Igual que Amenábar, Peele esconde sus cuestionamientos sin respuestas fáciles detrás de una historia muy entretenida, que es también un homenaje y una crítica al cine actual y a aquello en que el público lo ha convertido. La familia Haywood administra un rancho de caballos entrenados para películas y series que tiene serios problemas económicos porque las tramas actuales no precisan de muchos caballos y los westerns son cada vez más escasos. Una secuencia es clave para entender el espíritu crítico que flota por toda la película: estamos en la grabación de un comercial, donde un director talentosísimo se aburre a ojos vistas por filmar tonterías usando pantallas verdes. Nadie quiere tratar al caballo que protagoniza la escena con los cuidados que sugiere OJ, uno de los hermanos Haywood. Cuando el animal se descontrola por culpa de la estupidez humana y su falta de sensibilidad, aparecerá otro de madera que reemplaza al caballo real y lo convertirá en una criatura digital. No somos capaces de lidiar con la realidad, con el cine que está conectado con la vida de verdad porque nos incomoda, susurra Peele por lo bajo.

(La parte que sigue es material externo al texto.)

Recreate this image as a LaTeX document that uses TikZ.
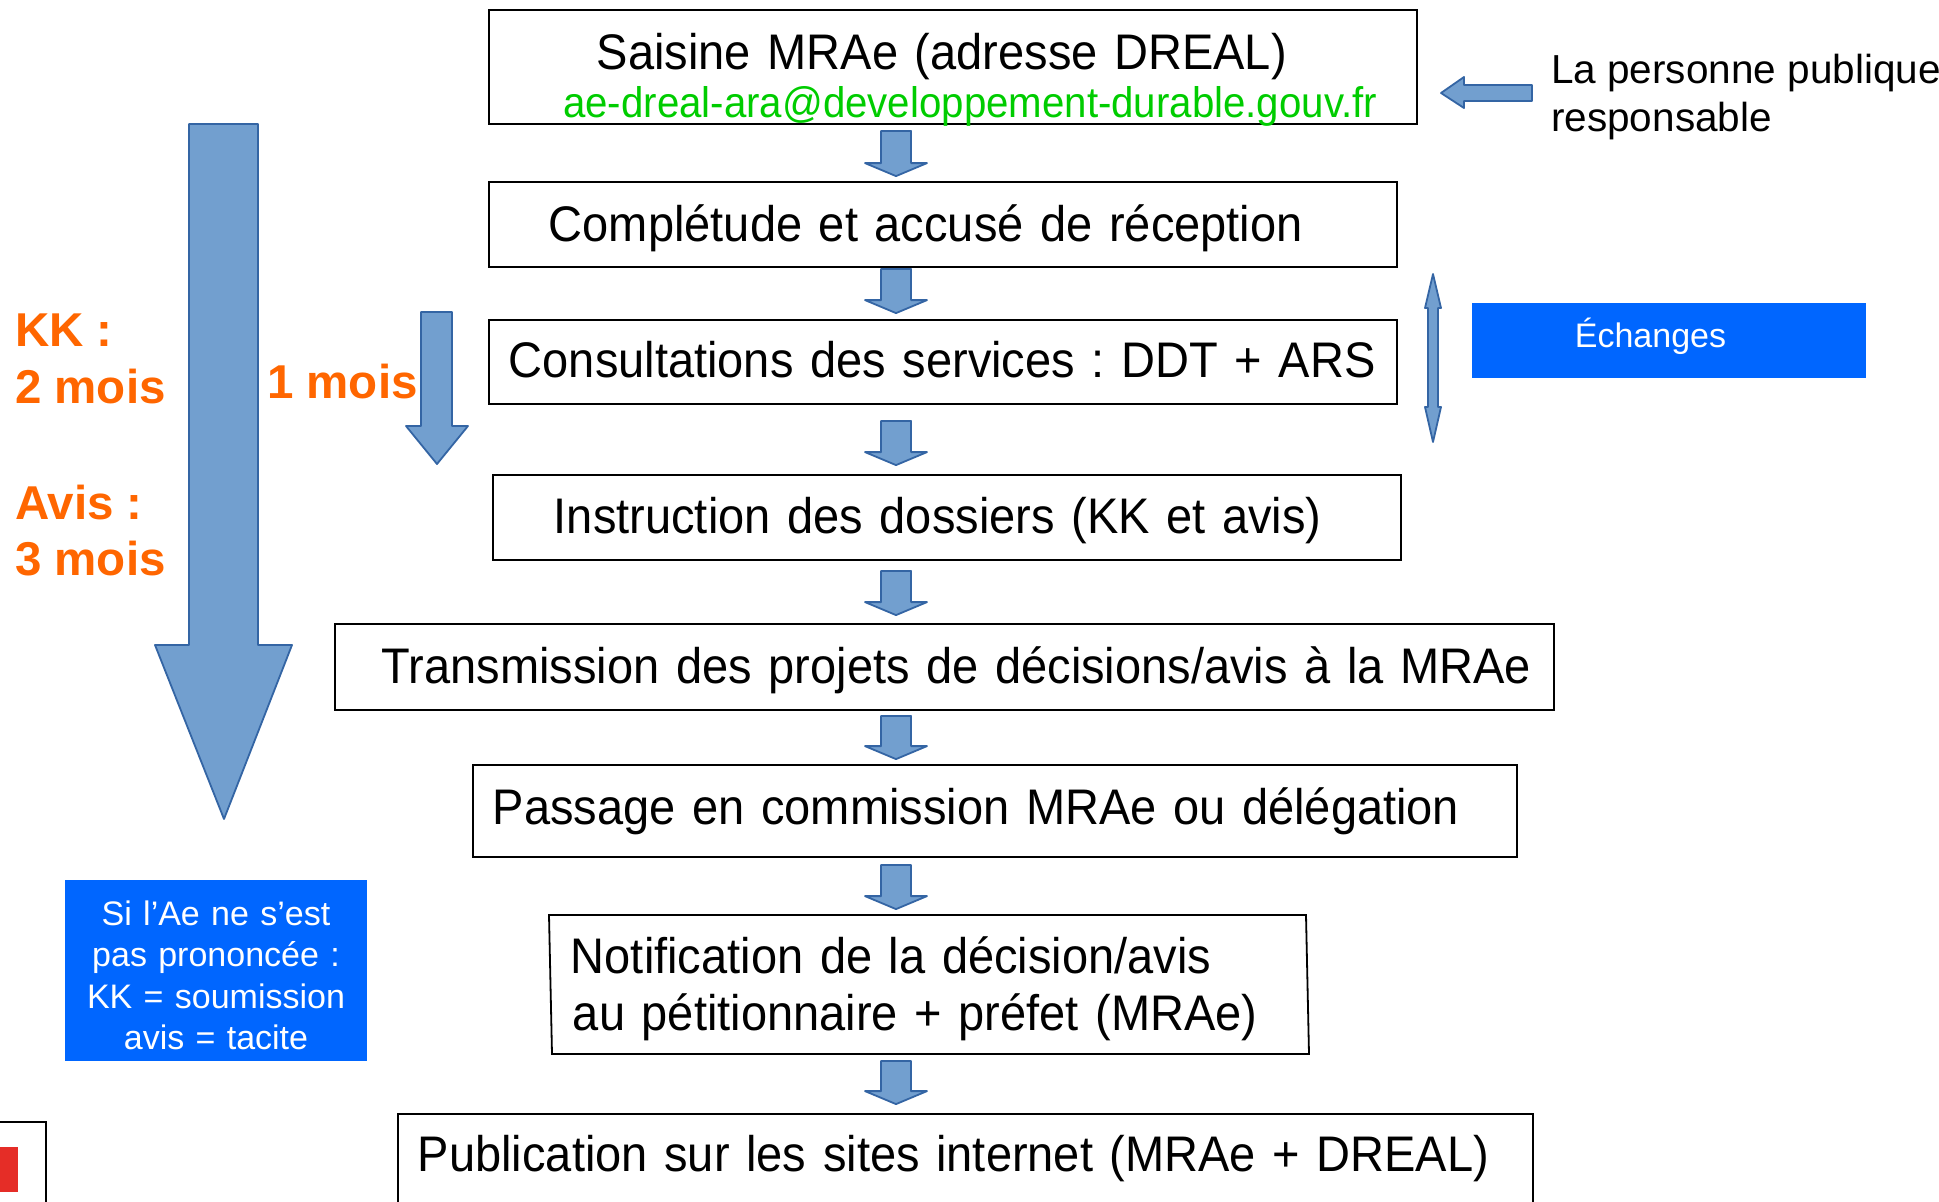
\documentclass[tikz,border=0pt]{standalone}
\usepackage{fontspec}
\setmainfont{Liberation Sans}
\newfontfamily\narrowfont[FakeStretch=0.94]{Liberation Sans}
\usetikzlibrary{calc}
\definecolor{arrowfill}{RGB}{114,159,207}
\definecolor{arrowline}{RGB}{52,101,164}
\definecolor{echblue}{RGB}{0,102,255}
\definecolor{delayorange}{RGB}{255,102,0}
\definecolor{mailgreen}{RGB}{0,204,0}
\definecolor{logored}{RGB}{229,45,39}
\newcommand{\bodyfont}{\narrowfont\fontsize{50pt}{57pt}\selectfont}
\newcommand{\smallfont}{\fontsize{34pt}{41.5pt}\selectfont}
\tikzset{
  boxnode/.style n args={3}{draw=black,line width=1.8pt,anchor=west,inner sep=0pt,align=left,
    text width=#1,minimum height=#2,text depth=0pt,font=\bodyfont,execute at begin node={\hspace*{#3}}},
  blockarrow/.style={fill=arrowfill,draw=arrowline,line width=1.8pt,line join=round},
  delaytext/.style={anchor=base west,inner sep=0pt,align=left,text=delayorange,font=\fontsize{47.5pt}{57pt}\selectfont\bfseries},
  bluetext/.style={fill=echblue,text=white,inner sep=0pt,font=\smallfont},
  sidetext/.style={anchor=base west,inner sep=0pt,font=\fontsize{40.5pt}{48pt}\selectfont},
}
\begin{document}
\frenchspacing
\begin{tikzpicture}[x=1pt,y=-1pt]
\useasboundingbox (0,0) rectangle (1939,1202);
\coordinate (mid) at (896,0);
\node[boxnode={928pt}{114pt}{108pt},text height=36pt,text depth=32pt] (saisine) at (488,67) {Saisine MRAe (adresse DREAL)};
\node[anchor=base west,inner sep=0pt,text=mailgreen,font=\narrowfont\fontsize{42.8pt}{48pt}\selectfont] (mail) at (563,117) {ae-dreal-ara@developpement-durable.gouv.fr};
\node[boxnode={908pt}{85pt}{60pt},text height=33pt] (complet) at (488,224.5) {Complétude et accusé de réception};
\node[boxnode={908pt}{84pt}{20pt},text height=30pt] (consult) at (488,362) {Consultations des services : DDT + ARS};
\node[boxnode={908pt}{85pt}{61pt},text height=31pt] (instruct) at (492,517.5) {Instruction des dossiers (KK et avis)};
\node[boxnode={1219pt}{86pt}{47pt},text height=32pt] (transmis) at (334,667) {Transmission des projets de décisions/avis à la MRAe};
\node[boxnode={1044pt}{92pt}{20pt},text height=26pt] (passage) at (472,811) {Passage en commission MRAe ou délégation};
\node[boxnode={758pt}{139pt}{20pt},draw=none,text height=36pt,text depth=59pt] (notif) at (550,984.5) {Notification de la décision/avis\\\hspace*{22pt}au pétitionnaire + préfet (MRAe)};
\draw[line width=1.8pt] (549,915) -- (1306,915) -- (1309,1054) -- (552,1054) -- cycle;
\node[boxnode={1135pt}{116pt}{20pt},text height=36pt,text depth=38pt] (publi) at (397,1172) {Publication sur les sites internet (MRAe + DREAL)};
\foreach \a/\b/\g/\h in {saisine/complet/6/5,complet/consult/1/6,consult/instruct/16/9,instruct/transmis/10/8,transmis/passage/5/5,passage/notif/7/5,notif/publi/6/9}{
  \coordinate (top) at (\a.south -| mid);
  \coordinate (tip) at (\b.north -| mid);
  \draw[blockarrow] ($(top)+(-15,\g)$) -- ($(top)+(15,\g)$) -- ($(tip)+(15,-\h-13)$) -- ($(tip)+(31,-\h-13)$) -- ($(tip)+(0,-\h)$) -- ($(tip)+(-31,-\h-13)$) -- ($(tip)+(-15,-\h-13)$) -- cycle;
}
\draw[blockarrow] (189,124) -- (258,124) -- (258,645) -- (292,645) -- (224,819) -- (155,645) -- (189,645) -- cycle;
\draw[blockarrow] (421,312) -- (452,312) -- (452,426) -- (468,426) -- (437,464) -- (406,426) -- (421,426) -- cycle;
\draw[blockarrow] (1532,85) -- (1464,85) -- (1464,77) -- (1441,93) -- (1464,108) -- (1464,101) -- (1532,101) -- cycle;
\draw[blockarrow] (1433,274) -- (1441,308) -- (1438,308) -- (1438,407) -- (1441,407) -- (1433,442) -- (1425,407) -- (1428,407) -- (1428,308) -- (1425,308) -- cycle;
\node[sidetext] (personne) at (1551,83) {La personne publique};
\node[sidetext] (respons) at (1551,131) {responsable};
\node[boxnode={394pt}{75pt}{103pt},bluetext,draw=none,text height=13pt] (echange) at (1471,340.5) {Échanges};
\node[bluetext,align=center,text width=302pt,minimum height=181pt,text height=24pt,text depth=115pt] (silence) at (216,970.5) {Si l’Ae ne s’est\\pas prononcée :\\KK = soumission\\avis = tacite};
\node[delaytext] (kk) at (15,346) {KK :};
\node[delaytext] (kkmois) at (15,403) {2 mois};
\node[delaytext] (avis) at (15,519) {Avis :};
\node[delaytext] (avismois) at (15,575) {3 mois};
\node[delaytext] (unmois) at (267,398) {1 mois};
\draw[line width=1.8pt] (-5,1122) rectangle (46,1210);
\fill[logored] (-5,1147) rectangle (18,1192);
\end{tikzpicture}
\end{document}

En algún momento los Haywood descubren que la muerte de su padre no fue accidental y que probablemente algo que no es de este mundo tenga que ver en ello. Algo que si logran filmar les arreglará los problemas de caja para siempre. Pero a esa meta llegarán por una carretera llena de curvas, que Peele traza con seguridad y buen pulso, ayudado por la fotografía serena de Hoyte Van Hoytema, por la edición precisa e inteligente de Nicholas Monsour y por la música inquietante y emotiva que compone Michael Abels. Las actuaciones de Daniel Kaluuya y sobre todo de Keke Palmer consiguen que creamos en esos hermanos, que entendamos su ambición y percibamos su angustia, no tanto porque estén en riesgo, sino porque están al borde de entender y no lo logran.
Con esa sensación nos la pasaremos toda la película. Sorprendidos más que por las respuestas, por las preguntas que no esperábamos que nos hiciera una película de vaqueros y extraterrestres.